| STATED GOAL |
Everything from the line with "Rebuild this chart" through the line with "var paoLabel = 'PaO2/FiO2= 215';", inclusive, should be repeated exactly, except the pictures.

>> BEGIN INPUT ROWS

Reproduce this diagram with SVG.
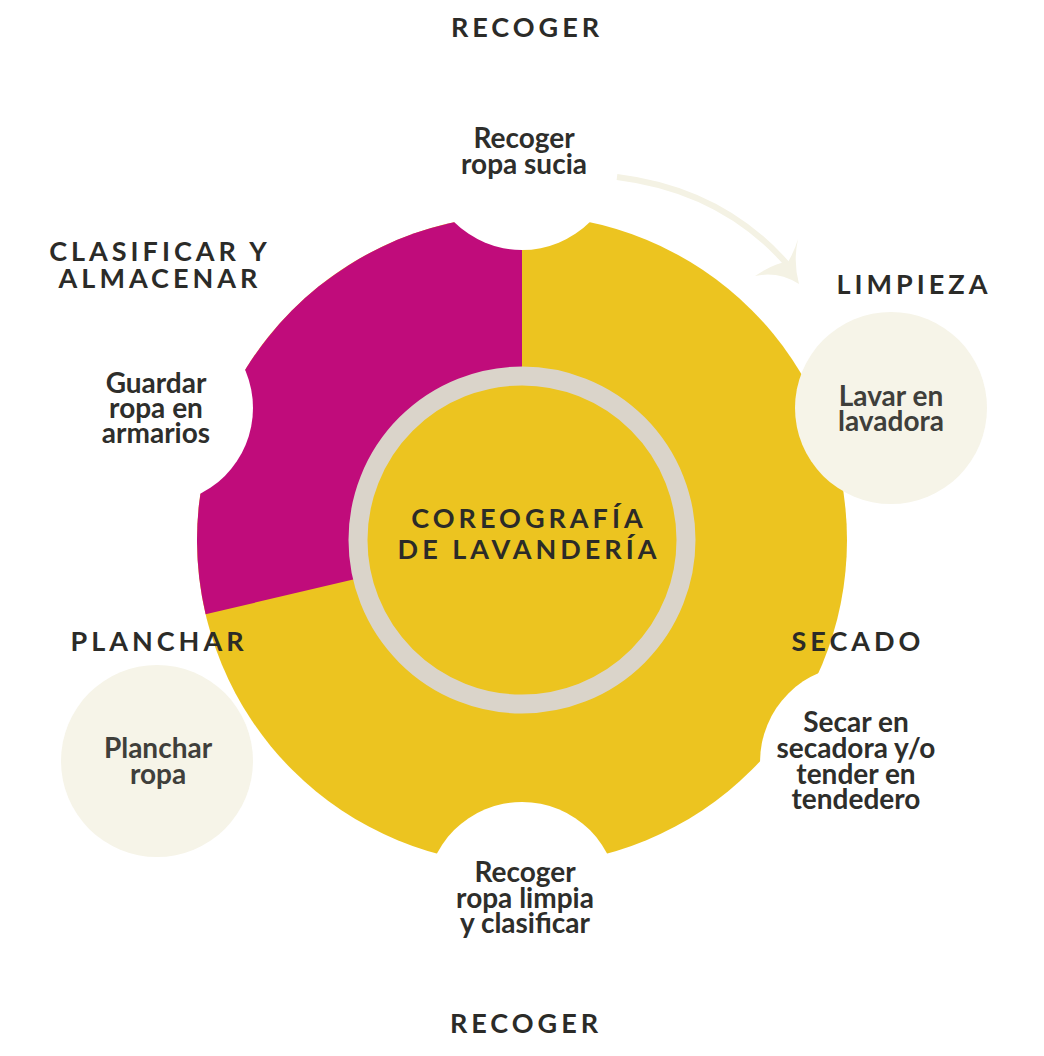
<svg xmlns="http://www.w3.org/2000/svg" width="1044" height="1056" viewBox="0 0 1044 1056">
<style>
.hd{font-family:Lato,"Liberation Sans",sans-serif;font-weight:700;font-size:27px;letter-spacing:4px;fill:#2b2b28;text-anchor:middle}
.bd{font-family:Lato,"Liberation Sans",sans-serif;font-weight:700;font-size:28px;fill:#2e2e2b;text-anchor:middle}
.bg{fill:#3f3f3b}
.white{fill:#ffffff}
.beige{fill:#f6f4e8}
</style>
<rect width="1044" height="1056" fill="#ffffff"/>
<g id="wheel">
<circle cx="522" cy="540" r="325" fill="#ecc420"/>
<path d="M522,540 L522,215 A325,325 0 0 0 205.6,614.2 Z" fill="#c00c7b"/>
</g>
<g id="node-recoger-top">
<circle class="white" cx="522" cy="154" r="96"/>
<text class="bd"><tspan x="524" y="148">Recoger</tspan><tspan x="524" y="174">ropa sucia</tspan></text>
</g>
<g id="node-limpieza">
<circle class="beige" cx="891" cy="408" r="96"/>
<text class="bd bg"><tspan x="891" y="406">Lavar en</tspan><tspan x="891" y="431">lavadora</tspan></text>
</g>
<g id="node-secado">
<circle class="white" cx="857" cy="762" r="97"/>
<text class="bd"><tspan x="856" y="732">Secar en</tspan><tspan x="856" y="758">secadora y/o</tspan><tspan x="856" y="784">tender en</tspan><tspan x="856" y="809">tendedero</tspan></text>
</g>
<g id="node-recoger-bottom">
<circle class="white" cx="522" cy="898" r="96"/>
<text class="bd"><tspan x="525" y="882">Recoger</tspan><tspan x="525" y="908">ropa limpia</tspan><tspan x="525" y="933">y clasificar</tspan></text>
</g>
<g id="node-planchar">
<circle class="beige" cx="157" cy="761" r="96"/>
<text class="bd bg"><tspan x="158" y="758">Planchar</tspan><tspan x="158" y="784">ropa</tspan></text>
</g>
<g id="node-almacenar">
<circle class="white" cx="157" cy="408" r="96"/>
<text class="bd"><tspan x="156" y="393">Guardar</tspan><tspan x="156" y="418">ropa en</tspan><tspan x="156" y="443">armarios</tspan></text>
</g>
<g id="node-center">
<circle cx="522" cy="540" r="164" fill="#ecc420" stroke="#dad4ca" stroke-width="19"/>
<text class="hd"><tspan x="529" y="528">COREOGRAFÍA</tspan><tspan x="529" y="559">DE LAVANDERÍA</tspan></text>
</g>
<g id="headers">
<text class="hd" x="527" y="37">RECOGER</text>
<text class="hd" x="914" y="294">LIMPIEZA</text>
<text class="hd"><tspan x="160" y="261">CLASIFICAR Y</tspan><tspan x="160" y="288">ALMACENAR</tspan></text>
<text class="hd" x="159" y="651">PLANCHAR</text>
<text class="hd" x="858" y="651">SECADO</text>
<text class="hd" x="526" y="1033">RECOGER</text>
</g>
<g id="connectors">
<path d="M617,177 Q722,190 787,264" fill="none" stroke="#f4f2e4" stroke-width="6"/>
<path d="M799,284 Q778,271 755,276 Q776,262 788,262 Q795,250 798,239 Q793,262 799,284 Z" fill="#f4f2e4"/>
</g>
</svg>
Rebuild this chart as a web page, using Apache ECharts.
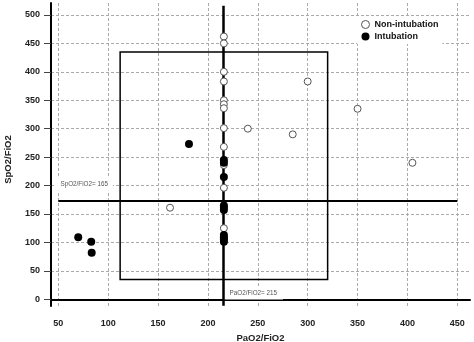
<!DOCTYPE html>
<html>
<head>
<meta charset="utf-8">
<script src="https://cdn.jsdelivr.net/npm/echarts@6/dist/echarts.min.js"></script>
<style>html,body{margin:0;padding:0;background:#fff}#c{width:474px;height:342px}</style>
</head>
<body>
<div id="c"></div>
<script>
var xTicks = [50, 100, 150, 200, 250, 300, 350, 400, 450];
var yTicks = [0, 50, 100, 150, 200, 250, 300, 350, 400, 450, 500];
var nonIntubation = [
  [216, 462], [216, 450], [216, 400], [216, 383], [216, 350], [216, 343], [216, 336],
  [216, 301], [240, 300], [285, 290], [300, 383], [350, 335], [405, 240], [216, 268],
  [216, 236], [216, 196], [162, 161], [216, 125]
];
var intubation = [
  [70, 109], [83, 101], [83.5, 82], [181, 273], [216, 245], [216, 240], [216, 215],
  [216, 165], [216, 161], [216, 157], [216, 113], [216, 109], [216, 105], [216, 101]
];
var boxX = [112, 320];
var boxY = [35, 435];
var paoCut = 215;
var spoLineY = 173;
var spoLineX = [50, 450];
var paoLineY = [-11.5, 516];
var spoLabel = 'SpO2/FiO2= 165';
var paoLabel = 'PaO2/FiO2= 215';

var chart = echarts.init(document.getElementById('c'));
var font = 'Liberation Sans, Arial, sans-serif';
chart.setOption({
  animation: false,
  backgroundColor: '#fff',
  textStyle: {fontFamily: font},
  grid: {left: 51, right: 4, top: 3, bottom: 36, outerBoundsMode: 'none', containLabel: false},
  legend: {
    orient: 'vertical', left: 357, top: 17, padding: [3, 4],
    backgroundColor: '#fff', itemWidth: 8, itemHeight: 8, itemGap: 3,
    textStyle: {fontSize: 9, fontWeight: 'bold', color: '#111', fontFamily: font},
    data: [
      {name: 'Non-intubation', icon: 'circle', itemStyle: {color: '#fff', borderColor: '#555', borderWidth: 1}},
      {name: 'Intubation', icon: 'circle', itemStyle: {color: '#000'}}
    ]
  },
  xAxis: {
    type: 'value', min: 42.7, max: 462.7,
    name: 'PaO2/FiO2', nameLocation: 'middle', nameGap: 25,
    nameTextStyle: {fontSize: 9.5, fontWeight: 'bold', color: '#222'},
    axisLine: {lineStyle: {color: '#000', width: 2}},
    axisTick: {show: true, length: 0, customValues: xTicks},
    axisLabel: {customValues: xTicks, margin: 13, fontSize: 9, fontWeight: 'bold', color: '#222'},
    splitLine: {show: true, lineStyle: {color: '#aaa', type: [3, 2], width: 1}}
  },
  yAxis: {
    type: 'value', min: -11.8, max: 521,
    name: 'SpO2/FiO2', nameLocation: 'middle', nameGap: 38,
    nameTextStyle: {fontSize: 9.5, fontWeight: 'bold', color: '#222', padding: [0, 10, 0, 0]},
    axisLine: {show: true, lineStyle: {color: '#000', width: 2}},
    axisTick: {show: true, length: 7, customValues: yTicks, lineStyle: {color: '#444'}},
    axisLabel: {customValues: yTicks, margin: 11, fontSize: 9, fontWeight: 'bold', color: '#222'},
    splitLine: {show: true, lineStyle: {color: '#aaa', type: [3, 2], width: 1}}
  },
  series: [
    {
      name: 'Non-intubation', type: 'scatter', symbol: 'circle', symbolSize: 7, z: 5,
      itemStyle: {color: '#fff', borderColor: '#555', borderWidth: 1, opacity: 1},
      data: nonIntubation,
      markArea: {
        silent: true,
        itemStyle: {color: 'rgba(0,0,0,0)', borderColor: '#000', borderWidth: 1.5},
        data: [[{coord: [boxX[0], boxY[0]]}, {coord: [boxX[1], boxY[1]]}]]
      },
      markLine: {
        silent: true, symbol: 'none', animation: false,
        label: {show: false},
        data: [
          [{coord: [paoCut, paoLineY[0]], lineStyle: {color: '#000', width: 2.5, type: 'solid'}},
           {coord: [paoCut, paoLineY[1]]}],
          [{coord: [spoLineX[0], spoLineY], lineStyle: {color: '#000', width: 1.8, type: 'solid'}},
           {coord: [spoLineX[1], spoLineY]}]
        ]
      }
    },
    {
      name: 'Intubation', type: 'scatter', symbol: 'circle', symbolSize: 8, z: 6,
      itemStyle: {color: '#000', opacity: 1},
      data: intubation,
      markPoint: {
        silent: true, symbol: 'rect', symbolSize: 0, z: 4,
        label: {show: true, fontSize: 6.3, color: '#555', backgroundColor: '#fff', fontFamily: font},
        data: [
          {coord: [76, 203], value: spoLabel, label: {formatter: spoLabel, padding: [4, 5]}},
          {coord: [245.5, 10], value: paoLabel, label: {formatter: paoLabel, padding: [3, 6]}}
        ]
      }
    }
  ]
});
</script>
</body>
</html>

>> END INPUT ROWS

| CORRECT ANSWER |
Rebuild this chart as a web page, using Apache ECharts.
<!DOCTYPE html>
<html>
<head>
<meta charset="utf-8">
<script src="https://cdn.jsdelivr.net/npm/echarts@6/dist/echarts.min.js"></script>
<style>html,body{margin:0;padding:0;background:#fff}#c{width:474px;height:342px}</style>
</head>
<body>
<div id="c"></div>
<script>
var xTicks = [50, 100, 150, 200, 250, 300, 350, 400, 450];
var yTicks = [0, 50, 100, 150, 200, 250, 300, 350, 400, 450, 500];
var nonIntubation = [
  [216, 462], [216, 450], [216, 400], [216, 383], [216, 350], [216, 343], [216, 336],
  [216, 301], [240, 300], [285, 290], [300, 383], [350, 335], [405, 240], [216, 268],
  [216, 236], [216, 196], [162, 161], [216, 125]
];
var intubation = [
  [70, 109], [83, 101], [83.5, 82], [181, 273], [216, 245], [216, 240], [216, 215],
  [216, 165], [216, 161], [216, 157], [216, 113], [216, 109], [216, 105], [216, 101]
];
var boxX = [112, 320];
var boxY = [35, 435];
var paoCut = 215;
var spoLineY = 173;
var spoLineX = [50, 450];
var paoLineY = [-11.5, 516];
var spoLabel = 'SpO2/FiO2= 165';
var paoLabel = 'PaO2/FiO2= 215';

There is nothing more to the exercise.